--- BEGIN PROVIDED DATA ---
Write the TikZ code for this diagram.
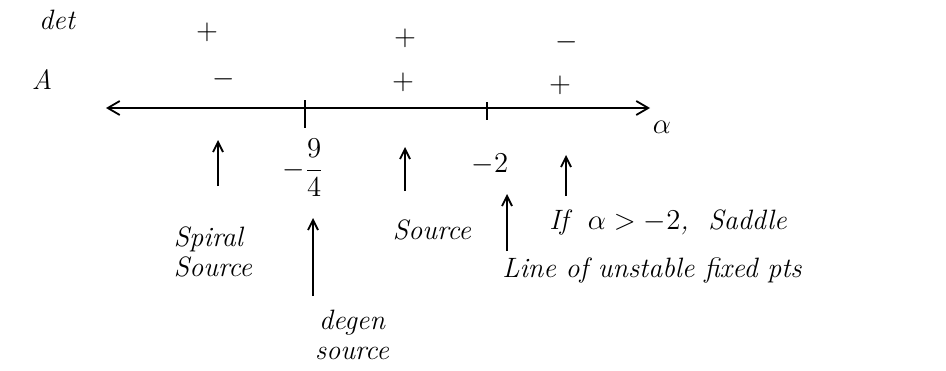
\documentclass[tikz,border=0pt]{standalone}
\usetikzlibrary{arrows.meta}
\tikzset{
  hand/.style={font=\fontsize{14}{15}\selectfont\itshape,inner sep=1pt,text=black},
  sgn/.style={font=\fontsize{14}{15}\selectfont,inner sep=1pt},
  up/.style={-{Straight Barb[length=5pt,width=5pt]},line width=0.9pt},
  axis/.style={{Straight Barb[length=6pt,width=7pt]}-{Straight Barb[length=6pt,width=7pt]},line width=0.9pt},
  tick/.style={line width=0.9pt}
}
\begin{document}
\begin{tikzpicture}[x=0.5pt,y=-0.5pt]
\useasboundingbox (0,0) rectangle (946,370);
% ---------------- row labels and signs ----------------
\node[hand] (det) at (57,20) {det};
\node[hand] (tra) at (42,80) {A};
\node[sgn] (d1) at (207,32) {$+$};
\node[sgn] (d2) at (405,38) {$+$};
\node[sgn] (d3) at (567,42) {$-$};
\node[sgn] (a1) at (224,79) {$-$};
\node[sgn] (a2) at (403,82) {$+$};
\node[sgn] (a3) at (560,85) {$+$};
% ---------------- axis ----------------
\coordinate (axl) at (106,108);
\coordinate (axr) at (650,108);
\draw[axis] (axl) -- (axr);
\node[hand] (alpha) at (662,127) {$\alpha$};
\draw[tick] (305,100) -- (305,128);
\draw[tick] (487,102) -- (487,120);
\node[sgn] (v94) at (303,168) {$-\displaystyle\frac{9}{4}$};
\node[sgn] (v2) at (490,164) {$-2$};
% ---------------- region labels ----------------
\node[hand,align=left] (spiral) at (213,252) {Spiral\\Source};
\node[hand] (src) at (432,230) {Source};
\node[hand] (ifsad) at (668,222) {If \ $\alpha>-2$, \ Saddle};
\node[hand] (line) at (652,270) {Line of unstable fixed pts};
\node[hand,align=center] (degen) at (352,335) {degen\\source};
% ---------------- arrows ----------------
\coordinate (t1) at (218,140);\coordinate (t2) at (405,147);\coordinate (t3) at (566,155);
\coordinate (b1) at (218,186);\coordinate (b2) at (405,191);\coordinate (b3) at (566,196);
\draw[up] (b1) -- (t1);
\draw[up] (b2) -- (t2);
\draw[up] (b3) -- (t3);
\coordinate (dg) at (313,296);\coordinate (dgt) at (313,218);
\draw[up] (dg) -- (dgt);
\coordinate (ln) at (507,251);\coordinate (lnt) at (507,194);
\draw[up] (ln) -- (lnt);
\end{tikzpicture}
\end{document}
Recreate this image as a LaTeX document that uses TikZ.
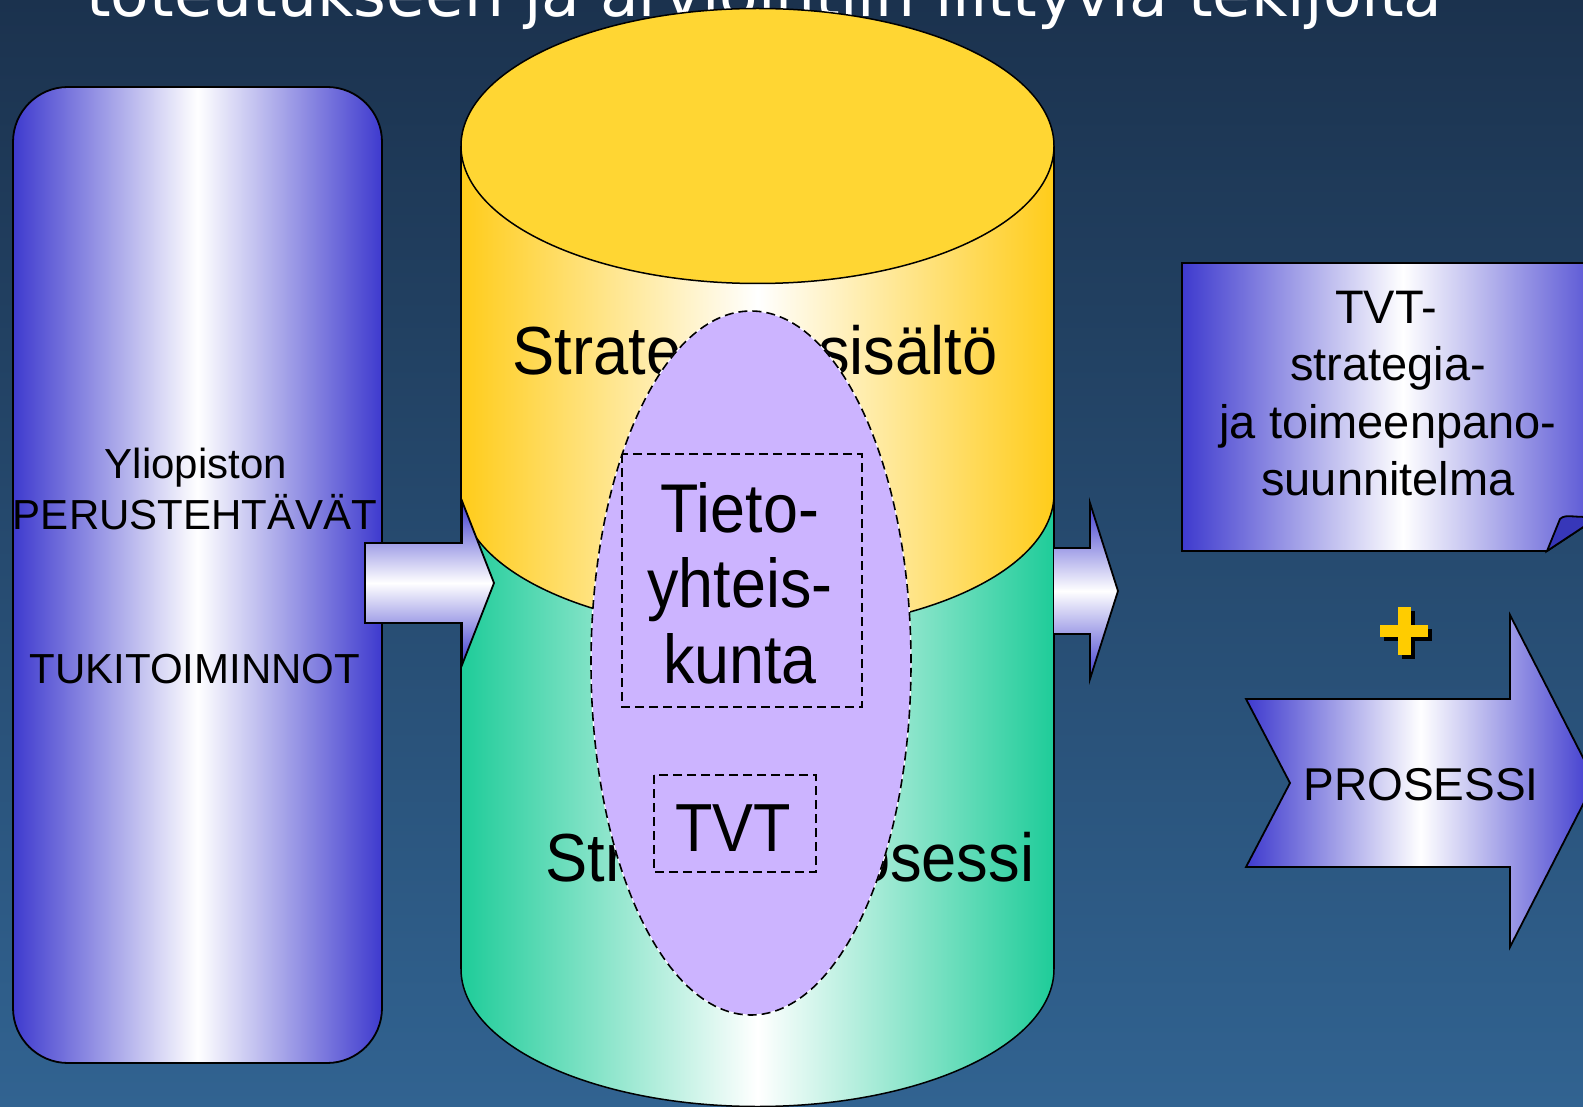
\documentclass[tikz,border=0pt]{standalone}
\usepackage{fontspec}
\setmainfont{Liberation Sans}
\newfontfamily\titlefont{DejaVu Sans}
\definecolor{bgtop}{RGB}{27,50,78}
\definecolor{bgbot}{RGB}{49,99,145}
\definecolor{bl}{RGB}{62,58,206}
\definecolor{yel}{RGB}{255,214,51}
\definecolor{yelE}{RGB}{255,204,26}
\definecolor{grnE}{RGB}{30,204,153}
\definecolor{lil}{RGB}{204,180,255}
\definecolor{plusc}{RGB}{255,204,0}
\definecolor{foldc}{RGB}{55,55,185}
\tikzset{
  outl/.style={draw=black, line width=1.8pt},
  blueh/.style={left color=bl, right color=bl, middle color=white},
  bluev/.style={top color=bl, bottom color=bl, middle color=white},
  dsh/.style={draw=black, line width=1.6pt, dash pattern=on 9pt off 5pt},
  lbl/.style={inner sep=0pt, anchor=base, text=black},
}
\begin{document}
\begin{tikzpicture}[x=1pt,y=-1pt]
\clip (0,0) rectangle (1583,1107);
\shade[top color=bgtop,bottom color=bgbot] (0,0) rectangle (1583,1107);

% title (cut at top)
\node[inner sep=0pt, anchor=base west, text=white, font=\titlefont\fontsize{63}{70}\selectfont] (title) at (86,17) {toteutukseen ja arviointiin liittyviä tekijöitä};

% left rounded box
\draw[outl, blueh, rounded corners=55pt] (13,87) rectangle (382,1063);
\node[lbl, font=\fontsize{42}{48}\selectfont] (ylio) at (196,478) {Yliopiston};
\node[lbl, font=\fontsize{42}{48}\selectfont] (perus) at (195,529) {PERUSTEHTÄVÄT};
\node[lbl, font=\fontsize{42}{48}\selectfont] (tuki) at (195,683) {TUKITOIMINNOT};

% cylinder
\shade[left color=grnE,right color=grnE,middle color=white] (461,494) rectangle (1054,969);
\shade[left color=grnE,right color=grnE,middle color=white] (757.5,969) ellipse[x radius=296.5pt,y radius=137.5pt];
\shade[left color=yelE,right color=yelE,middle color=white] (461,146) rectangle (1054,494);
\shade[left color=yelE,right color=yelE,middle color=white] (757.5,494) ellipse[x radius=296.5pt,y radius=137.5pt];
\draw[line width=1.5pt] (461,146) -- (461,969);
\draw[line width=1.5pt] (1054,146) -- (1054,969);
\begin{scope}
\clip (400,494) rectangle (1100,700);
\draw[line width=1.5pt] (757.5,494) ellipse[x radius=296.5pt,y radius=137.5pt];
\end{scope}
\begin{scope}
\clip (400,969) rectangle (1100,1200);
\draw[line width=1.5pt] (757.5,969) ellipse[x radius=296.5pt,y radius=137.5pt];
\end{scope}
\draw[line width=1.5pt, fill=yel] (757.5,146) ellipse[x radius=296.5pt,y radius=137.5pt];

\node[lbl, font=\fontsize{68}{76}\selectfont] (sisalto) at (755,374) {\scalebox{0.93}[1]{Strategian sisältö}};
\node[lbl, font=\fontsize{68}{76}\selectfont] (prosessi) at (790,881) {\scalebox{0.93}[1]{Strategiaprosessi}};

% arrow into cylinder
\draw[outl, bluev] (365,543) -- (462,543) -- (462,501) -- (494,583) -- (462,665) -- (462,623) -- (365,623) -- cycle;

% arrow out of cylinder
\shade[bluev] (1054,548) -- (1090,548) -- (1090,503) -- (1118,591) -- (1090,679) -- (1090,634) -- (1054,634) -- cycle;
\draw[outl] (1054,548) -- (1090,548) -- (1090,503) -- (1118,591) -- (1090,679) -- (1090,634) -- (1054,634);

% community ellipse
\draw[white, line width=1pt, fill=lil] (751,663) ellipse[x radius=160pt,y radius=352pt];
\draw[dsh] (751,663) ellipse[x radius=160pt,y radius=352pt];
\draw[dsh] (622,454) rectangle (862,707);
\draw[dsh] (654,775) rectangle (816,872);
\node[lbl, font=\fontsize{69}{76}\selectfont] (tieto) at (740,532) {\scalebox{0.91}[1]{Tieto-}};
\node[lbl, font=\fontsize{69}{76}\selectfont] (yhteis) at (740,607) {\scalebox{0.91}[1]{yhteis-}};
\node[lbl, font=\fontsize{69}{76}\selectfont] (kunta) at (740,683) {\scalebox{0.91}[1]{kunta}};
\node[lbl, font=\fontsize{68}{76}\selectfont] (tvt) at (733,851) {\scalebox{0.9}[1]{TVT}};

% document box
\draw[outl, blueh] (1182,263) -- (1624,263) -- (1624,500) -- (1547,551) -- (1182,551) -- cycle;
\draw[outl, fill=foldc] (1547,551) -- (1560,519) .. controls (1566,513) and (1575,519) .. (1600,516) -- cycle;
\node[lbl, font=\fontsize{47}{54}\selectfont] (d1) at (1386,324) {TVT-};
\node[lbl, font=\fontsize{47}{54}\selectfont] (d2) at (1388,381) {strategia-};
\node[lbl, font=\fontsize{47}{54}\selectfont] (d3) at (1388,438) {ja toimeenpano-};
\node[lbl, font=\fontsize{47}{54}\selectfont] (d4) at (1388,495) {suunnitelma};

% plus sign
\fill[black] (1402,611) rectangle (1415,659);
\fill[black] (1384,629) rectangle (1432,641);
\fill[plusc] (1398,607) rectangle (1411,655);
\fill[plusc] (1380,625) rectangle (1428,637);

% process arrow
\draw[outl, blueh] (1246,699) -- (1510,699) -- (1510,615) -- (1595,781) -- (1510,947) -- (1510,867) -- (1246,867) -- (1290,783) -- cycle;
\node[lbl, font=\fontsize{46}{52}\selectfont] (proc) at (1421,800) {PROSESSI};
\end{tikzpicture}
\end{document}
--- END PROVIDED DATA ---
__WHAT NEEDS TO BE DONE__: Pictures are not part of the copy. Reproduce the lines from the one containing "Recreate this image" through the one containing "(tuki) at (195,683)", exactly and nothing more.

__FULL ANSWER__:
Recreate this image as a LaTeX document that uses TikZ.
\documentclass[tikz,border=0pt]{standalone}
\usepackage{fontspec}
\setmainfont{Liberation Sans}
\newfontfamily\titlefont{DejaVu Sans}
\definecolor{bgtop}{RGB}{27,50,78}
\definecolor{bgbot}{RGB}{49,99,145}
\definecolor{bl}{RGB}{62,58,206}
\definecolor{yel}{RGB}{255,214,51}
\definecolor{yelE}{RGB}{255,204,26}
\definecolor{grnE}{RGB}{30,204,153}
\definecolor{lil}{RGB}{204,180,255}
\definecolor{plusc}{RGB}{255,204,0}
\definecolor{foldc}{RGB}{55,55,185}
\tikzset{
  outl/.style={draw=black, line width=1.8pt},
  blueh/.style={left color=bl, right color=bl, middle color=white},
  bluev/.style={top color=bl, bottom color=bl, middle color=white},
  dsh/.style={draw=black, line width=1.6pt, dash pattern=on 9pt off 5pt},
  lbl/.style={inner sep=0pt, anchor=base, text=black},
}
\begin{document}
\begin{tikzpicture}[x=1pt,y=-1pt]
\clip (0,0) rectangle (1583,1107);
\shade[top color=bgtop,bottom color=bgbot] (0,0) rectangle (1583,1107);

% title (cut at top)
\node[inner sep=0pt, anchor=base west, text=white, font=\titlefont\fontsize{63}{70}\selectfont] (title) at (86,17) {toteutukseen ja arviointiin liittyviä tekijöitä};

% left rounded box
\draw[outl, blueh, rounded corners=55pt] (13,87) rectangle (382,1063);
\node[lbl, font=\fontsize{42}{48}\selectfont] (ylio) at (196,478) {Yliopiston};
\node[lbl, font=\fontsize{42}{48}\selectfont] (perus) at (195,529) {PERUSTEHTÄVÄT};
\node[lbl, font=\fontsize{42}{48}\selectfont] (tuki) at (195,683) {TUKITOIMINNOT};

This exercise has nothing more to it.